**Available records**:

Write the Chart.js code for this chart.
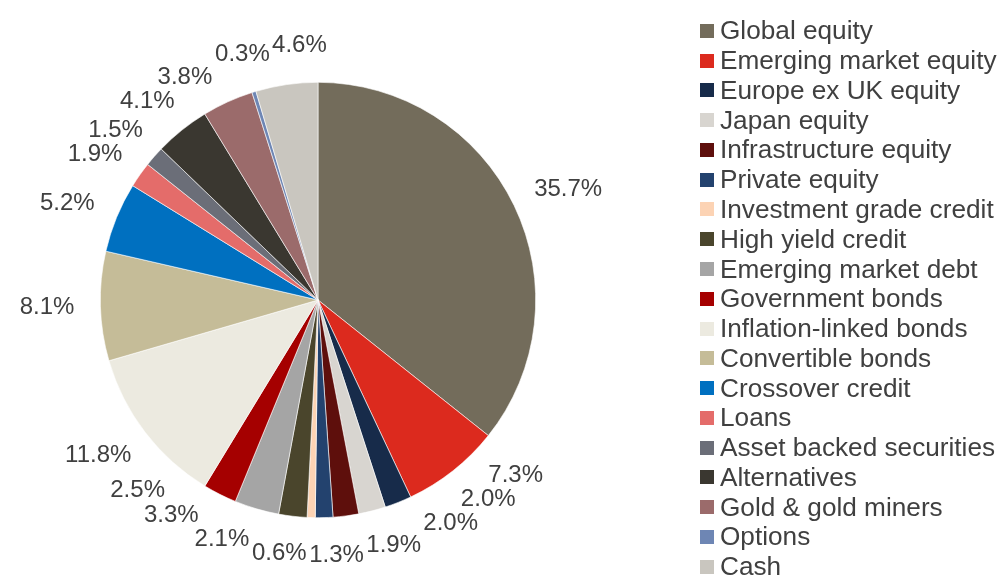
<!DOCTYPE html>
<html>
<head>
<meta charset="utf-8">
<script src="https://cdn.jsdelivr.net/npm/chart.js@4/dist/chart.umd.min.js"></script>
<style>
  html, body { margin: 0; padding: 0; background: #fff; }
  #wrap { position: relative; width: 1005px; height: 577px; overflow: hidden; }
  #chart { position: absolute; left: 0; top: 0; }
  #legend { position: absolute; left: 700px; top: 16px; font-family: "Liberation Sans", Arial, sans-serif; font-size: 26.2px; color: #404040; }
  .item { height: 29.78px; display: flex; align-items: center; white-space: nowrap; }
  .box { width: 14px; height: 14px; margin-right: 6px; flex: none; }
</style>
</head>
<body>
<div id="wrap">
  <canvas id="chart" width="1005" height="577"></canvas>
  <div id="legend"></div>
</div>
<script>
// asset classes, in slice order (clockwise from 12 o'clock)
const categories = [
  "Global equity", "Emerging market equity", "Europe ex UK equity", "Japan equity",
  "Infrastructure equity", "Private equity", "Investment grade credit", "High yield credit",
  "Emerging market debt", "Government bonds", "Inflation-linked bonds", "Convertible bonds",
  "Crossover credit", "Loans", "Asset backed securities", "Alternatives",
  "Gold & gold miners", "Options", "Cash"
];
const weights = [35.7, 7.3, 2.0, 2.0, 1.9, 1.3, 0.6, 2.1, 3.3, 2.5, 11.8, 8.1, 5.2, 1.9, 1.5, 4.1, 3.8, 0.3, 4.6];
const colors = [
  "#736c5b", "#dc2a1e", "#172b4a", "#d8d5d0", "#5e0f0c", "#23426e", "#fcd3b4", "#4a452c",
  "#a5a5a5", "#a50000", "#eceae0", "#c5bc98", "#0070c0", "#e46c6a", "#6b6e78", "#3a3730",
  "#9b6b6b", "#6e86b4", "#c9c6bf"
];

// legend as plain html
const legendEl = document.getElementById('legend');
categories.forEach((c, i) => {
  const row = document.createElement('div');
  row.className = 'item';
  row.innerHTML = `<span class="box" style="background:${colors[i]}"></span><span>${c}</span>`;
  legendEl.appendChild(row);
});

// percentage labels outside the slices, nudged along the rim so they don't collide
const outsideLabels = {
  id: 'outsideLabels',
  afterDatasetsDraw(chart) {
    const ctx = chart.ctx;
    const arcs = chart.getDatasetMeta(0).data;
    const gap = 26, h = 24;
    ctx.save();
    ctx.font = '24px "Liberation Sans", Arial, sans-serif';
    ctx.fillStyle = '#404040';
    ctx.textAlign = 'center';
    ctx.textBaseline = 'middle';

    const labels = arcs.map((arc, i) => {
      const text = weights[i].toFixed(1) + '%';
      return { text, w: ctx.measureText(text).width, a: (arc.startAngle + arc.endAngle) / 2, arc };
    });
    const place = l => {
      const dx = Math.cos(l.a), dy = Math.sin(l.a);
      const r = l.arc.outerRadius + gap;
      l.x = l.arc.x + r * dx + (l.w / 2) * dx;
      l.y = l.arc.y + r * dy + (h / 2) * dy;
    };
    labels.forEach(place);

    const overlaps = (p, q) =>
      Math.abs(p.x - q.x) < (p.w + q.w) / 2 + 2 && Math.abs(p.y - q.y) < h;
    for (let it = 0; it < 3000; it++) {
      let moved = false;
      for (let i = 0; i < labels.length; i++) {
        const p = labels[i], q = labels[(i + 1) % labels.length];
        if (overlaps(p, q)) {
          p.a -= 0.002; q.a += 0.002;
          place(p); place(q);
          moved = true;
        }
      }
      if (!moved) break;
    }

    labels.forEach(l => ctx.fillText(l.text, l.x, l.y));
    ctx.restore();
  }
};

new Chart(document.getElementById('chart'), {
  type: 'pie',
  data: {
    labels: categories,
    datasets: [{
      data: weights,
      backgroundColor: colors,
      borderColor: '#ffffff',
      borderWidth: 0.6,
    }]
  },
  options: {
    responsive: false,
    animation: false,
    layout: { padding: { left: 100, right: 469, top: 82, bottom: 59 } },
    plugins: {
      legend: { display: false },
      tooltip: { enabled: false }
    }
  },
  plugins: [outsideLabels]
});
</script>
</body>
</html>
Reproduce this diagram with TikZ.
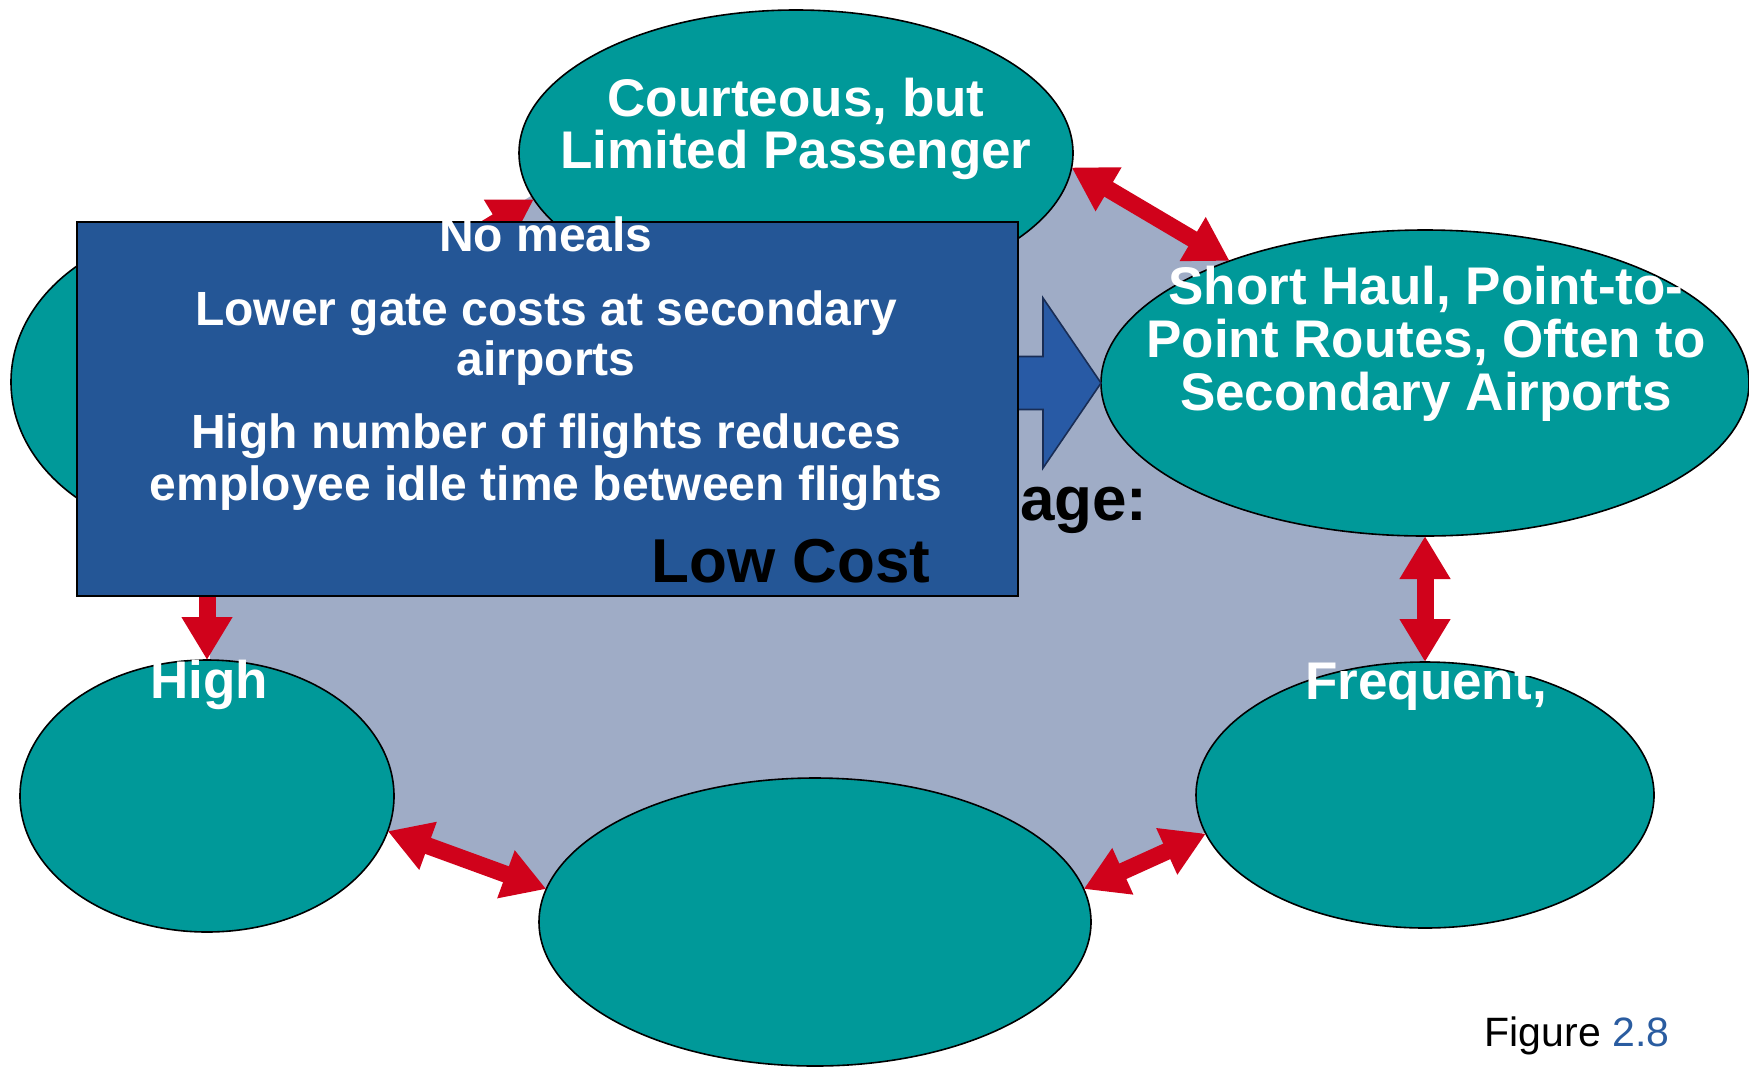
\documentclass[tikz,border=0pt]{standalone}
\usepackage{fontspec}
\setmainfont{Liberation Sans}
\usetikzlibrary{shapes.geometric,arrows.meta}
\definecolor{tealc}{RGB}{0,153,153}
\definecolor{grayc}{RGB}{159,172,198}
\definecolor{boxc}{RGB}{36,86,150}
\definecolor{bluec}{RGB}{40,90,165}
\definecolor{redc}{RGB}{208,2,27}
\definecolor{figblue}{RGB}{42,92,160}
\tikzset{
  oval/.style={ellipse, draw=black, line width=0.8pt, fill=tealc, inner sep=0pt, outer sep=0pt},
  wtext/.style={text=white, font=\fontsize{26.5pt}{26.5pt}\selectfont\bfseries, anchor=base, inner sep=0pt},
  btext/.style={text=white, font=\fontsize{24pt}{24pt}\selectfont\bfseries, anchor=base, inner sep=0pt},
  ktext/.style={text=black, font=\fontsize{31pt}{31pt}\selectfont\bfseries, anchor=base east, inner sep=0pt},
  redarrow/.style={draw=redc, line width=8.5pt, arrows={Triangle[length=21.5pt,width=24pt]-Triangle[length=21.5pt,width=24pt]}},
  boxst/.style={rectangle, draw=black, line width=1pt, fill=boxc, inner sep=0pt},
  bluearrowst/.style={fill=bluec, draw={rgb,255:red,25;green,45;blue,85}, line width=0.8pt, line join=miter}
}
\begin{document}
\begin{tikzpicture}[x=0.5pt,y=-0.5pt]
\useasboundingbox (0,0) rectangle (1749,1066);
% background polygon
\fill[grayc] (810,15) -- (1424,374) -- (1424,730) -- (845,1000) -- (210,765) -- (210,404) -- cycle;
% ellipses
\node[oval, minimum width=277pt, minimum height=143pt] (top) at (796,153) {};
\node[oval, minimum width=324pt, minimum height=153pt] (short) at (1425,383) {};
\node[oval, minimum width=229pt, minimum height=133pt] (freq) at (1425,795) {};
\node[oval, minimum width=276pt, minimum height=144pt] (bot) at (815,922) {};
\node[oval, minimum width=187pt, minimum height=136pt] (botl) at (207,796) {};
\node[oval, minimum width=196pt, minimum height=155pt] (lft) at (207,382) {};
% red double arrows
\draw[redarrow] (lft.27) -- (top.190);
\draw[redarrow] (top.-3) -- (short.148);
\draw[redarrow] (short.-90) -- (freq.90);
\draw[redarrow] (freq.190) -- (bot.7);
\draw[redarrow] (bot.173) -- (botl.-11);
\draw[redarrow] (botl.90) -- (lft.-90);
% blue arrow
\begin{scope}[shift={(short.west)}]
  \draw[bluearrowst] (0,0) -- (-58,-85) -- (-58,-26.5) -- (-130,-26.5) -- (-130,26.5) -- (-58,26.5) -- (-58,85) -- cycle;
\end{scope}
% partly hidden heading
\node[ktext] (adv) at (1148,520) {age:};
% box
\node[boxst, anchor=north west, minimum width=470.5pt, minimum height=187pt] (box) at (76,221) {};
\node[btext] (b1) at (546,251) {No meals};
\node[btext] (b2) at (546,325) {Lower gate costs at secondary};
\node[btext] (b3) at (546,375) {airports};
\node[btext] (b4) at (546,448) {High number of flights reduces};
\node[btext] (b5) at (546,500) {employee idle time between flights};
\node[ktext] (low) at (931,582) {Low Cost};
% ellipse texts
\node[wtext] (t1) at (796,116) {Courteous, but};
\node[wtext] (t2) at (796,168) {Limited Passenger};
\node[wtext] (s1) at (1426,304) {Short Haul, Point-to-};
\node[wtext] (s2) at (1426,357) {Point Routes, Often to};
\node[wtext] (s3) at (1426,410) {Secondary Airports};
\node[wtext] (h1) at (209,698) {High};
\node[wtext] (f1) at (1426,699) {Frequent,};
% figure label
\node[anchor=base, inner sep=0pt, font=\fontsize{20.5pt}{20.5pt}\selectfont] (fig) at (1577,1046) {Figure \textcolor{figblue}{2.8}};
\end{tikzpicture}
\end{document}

**What is asked**: Find the word "this" in the entries, and copy every line it shows up in.

**The output**:
Write the Chart.js code for this chart.
Reproduce this diagram with TikZ.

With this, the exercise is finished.